The comparison is not principally about capital appreciation. It is about the cost of entry and the income profile during the hold period. S-REIT investors entering at current distribution yields face no ABSD, no BSD beyond the standard 0.2 percent brokerage costs of listed securities transactions, and maintain daily liquidity. The physical residential property investor faces approximately 23 percent acquisition cost overhead before generating any return on invested capital.

What 2024 Showed About the Rate Sensitivity

The rate cycle that began in 2022 exposed a structural sensitivity in S-REITs that the income-focused comparison above should not obscure. The SGX REIT Watch analysis of 2024 performance recorded the FTSE ST REIT Index delivering a total return of approximately negative 0.9 percent for the year. This negative total return reflected capital value compression: as interest rates remained elevated, the discount rates applied to S-REIT income streams compressed net asset values, and unit prices fell even as distribution income remained largely stable.

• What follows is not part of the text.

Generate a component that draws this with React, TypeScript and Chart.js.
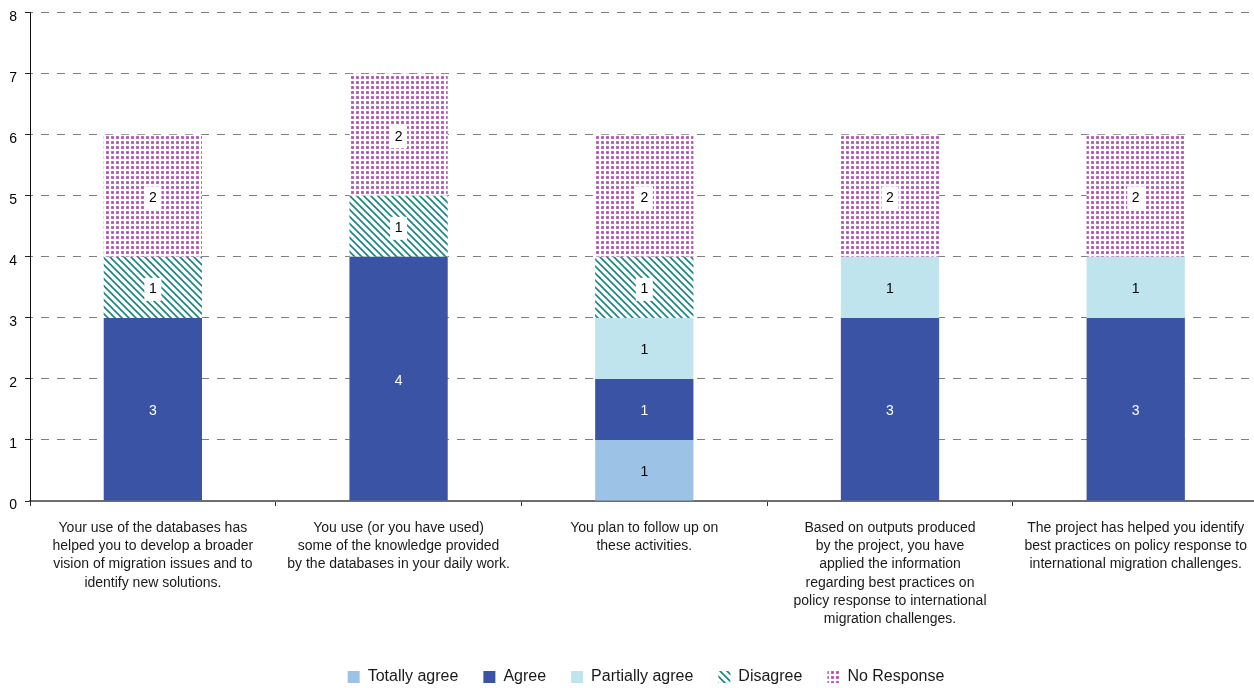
import React, { useEffect, useRef } from "react";
import { Chart, registerables } from "chart.js";

Chart.register(...registerables);

const categories: string[][] = [
  ["Your use of the databases has", "helped you to develop a broader", "vision of migration issues and to", "identify new solutions."],
  ["You use (or you have used)", "some of the knowledge provided", "by the databases in your daily work."],
  ["You plan to follow up on", "these activities."],
  ["Based on outputs produced", "by the project, you have", "applied the information", "regarding best practices on", "policy response to international", "migration challenges."],
  ["The project has helped you identify", "best practices on policy response to", "international migration challenges."],
];

const seriesNames = ["Totally agree", "Agree", "Partially agree", "Disagree", "No Response"];
const totallyAgree = [0, 0, 1, 0, 0];
const agree = [3, 4, 1, 3, 3];
const partiallyAgree = [0, 0, 1, 1, 1];
const disagree = [1, 1, 1, 0, 0];
const noResponse = [2, 2, 2, 2, 2];
const yMin = 0;
const yMax = 8;
const yStep = 1;

const FONT = '"Liberation Sans", Arial, Helvetica, sans-serif';

function stripePattern(ctx: CanvasRenderingContext2D) {
  const s = 7;
  const c = document.createElement("canvas");
  c.width = s;
  c.height = s;
  const g = c.getContext("2d")!;
  g.fillStyle = "#ffffff";
  g.fillRect(0, 0, s, s);
  g.strokeStyle = "#16857f";
  g.lineWidth = 1.6;
  for (const k of [-s, 0, s]) {
    g.beginPath();
    g.moveTo(k - 1, -1);
    g.lineTo(k + s + 1, s + 1);
    g.stroke();
  }
  return ctx.createPattern(c, "repeat")!;
}

function dotPattern(ctx: CanvasRenderingContext2D) {
  const s = 5;
  const c = document.createElement("canvas");
  c.width = s;
  c.height = s;
  const g = c.getContext("2d")!;
  g.fillStyle = "#ffffff";
  g.fillRect(0, 0, s, s);
  g.fillStyle = "#c47ec4";
  g.fillRect(1, 1, 3, 3);
  g.fillStyle = "#b04fb1";
  g.fillRect(1.5, 1.5, 2, 2);
  return ctx.createPattern(c, "repeat")!;
}

const segLabels = {
  id: "segLabels",
  afterDatasetsDraw(chart: any) {
    const ctx = chart.ctx as CanvasRenderingContext2D;
    chart.data.datasets.forEach((ds: any, di: number) => {
      const meta = chart.getDatasetMeta(di);
      meta.data.forEach((el: any, i: number) => {
        const v = ds.data[i];
        if (!v) return;
        const x = el.x;
        const y = (el.y + el.base) / 2 + 2;
        ctx.save();
        ctx.font = `14px ${FONT}`;
        ctx.textAlign = "center";
        ctx.textBaseline = "middle";
        if (di >= 3) {
          ctx.fillStyle = "#ffffff";
          ctx.fillRect(x - 8.5, y - 11.5, 17, 23);
        }
        ctx.fillStyle = di === 1 ? "#ffffff" : "#000000";
        ctx.fillText(String(v), x, y);
        ctx.restore();
      });
    });
  },
};

const legendShift = {
  id: "legendShift",
  afterLayout(chart: any) {
    const l = chart.legend;
    if (l) {
      l.left += 16;
      l.right += 16;
      l.top += 7;
      l.bottom += 7;
    }
  },
};

export default function App() {
  const ref = useRef<HTMLCanvasElement | null>(null);

  useEffect(() => {
    document.body.style.margin = "0";
    document.body.style.overflow = "hidden";
    const canvas = ref.current!;
    const ctx = canvas.getContext("2d")!;
    const stripes = stripePattern(ctx);
    const dots = dotPattern(ctx);

    const chart = new Chart(canvas, {
      type: "bar",
      data: {
        labels: categories,
        datasets: [
          { label: seriesNames[0], data: totallyAgree, backgroundColor: "#9cc3e6" },
          { label: seriesNames[1], data: agree, backgroundColor: "#3a53a4" },
          { label: seriesNames[2], data: partiallyAgree, backgroundColor: "#bfe4ee" },
          { label: seriesNames[3], data: disagree, backgroundColor: stripes as any },
          { label: seriesNames[4], data: noResponse, backgroundColor: dots as any },
        ].map((d) => ({ ...d, borderWidth: 0, barPercentage: 0.4, categoryPercentage: 1 })),
      },
      options: {
        animation: false,
        responsive: false,
        devicePixelRatio: 1,
        layout: { padding: { top: 12.7, right: 0, left: 0, bottom: 0 } },
        plugins: {
          tooltip: { enabled: false },
          legend: {
            position: "bottom",
            labels: {
              boxWidth: 12,
              boxHeight: 12,
              padding: 25,
              color: "#1a1a1a",
              font: { family: FONT, size: 16 },
            },
          },
        },
        scales: {
          x: {
            stacked: true,
            offset: true,
            grid: {
              offset: true,
              drawOnChartArea: false,
              drawTicks: true,
              tickLength: 5,
              tickColor: "#333333",
            },
            border: { display: true, color: "#6e6e6e", width: 2 },
            ticks: {
              autoSkip: false,
              maxRotation: 0,
              minRotation: 0,
              padding: 13,
              color: "#1a1a1a",
              font: { family: FONT, size: 14, lineHeight: 1.3 },
            },
            afterFit: (s: any) => {
              s.height = 136;
            },
          },
          y: {
            stacked: true,
            min: yMin,
            max: yMax,
            grid: {
              color: "#808080",
              lineWidth: 1,
              tickColor: "#222222",
              tickLength: 5,
            },
            border: { display: true, color: "#111111", width: 1, dash: [8, 8], dashOffset: 6 },
            ticks: {
              stepSize: yStep,
              padding: 8,
              labelOffset: 4,
              color: "#000000",
              font: { family: FONT, size: 14, lineHeight: 0.6 },
            },
            afterFit: (s: any) => {
              s.width = 30;
            },
          },
        },
      },
      plugins: [segLabels, legendShift],
    });
    return () => chart.destroy();
  }, []);

  return <canvas ref={ref} width={1260} height={688} style={{ display: "block" }} />;
}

This is the S-REIT risk that the physical property comparison should acknowledge directly. S-REIT unit prices are affected by interest rate cycles in a way that physical property prices, supported by Singapore’s owner-occupier demand base and structural supply constraints, are not equally exposed to. In 2022, private residential prices grew 8.6 percent. S-REITs delivered negative total returns in 2022 as rate fears repriced the listed real estate sector. The same divergence appeared in 2023 and 2024: physical residential prices continued to grow at low-single-digit rates, while listed REIT valuations were compressed by the rate environment.

The appropriate interpretation of this divergence is not that physical residential property is the superior investment vehicle. It is that the two asset classes have different risk profiles, different return compositions, and different entry cost structures. For the investment-purpose second-property buyer with a significant ABSD overhead, the S-REIT’s rate sensitivity risk is a more recoverable risk than the 20 percent acquisition cost drag on physical property, since rate cycles turn and capital values in well-managed REITs tend to recover as rate environments normalize.

The Comparison That Belongs in Every Property Advisory Conversation

The advisory conversation that typically accompanies Singapore investment property decisions focuses on capital appreciation trajectory, rental yield as a percentage of purchase price, and location fundamentals. What it rarely models is the ABSD-adjusted net return versus the S-REIT alternative, the liquidity premium associated with listed securities versus an illiquid physical asset, and the portfolio construction question of whether concentrated physical property exposure is optimal against a diversified REIT portfolio providing exposure to industrial, logistics, commercial, and healthcare real estate simultaneously.

For Singapore family offices navigating mid-2026 allocation decisions, a cohort that approaches this comparison with the quantitative rigour it deserves as covered in our analysis of how Singapore family offices are repositioning, the physical property versus S-REIT allocation is an active question, not an assumed outcome. The office and industrial REIT sub-sectors in Singapore carry a different macro correlation profile from residential property, which itself provides diversification value within a real estate allocation.

The CPF housing opportunity cost framework is relevant here as well, because Singapore citizens using CPF Ordinary Account funds for a second property purchase are deploying capital that could alternatively be invested through CPF Investment Scheme-approved S-REITs — a comparison that adds a third dimension to the physical-versus-listed real estate decision.

The overall conclusion is not that S-REITs are unconditionally superior to physical property investment for Singapore-based investors. It is that the comparison done without ABSD adjustment, without acquisition cost accounting, and without reference to the income yield differential systematically understates the case for listed real estate as an alternative vehicle for property market exposure. That is the comparison most advisors presenting physical property investment do not volunteer.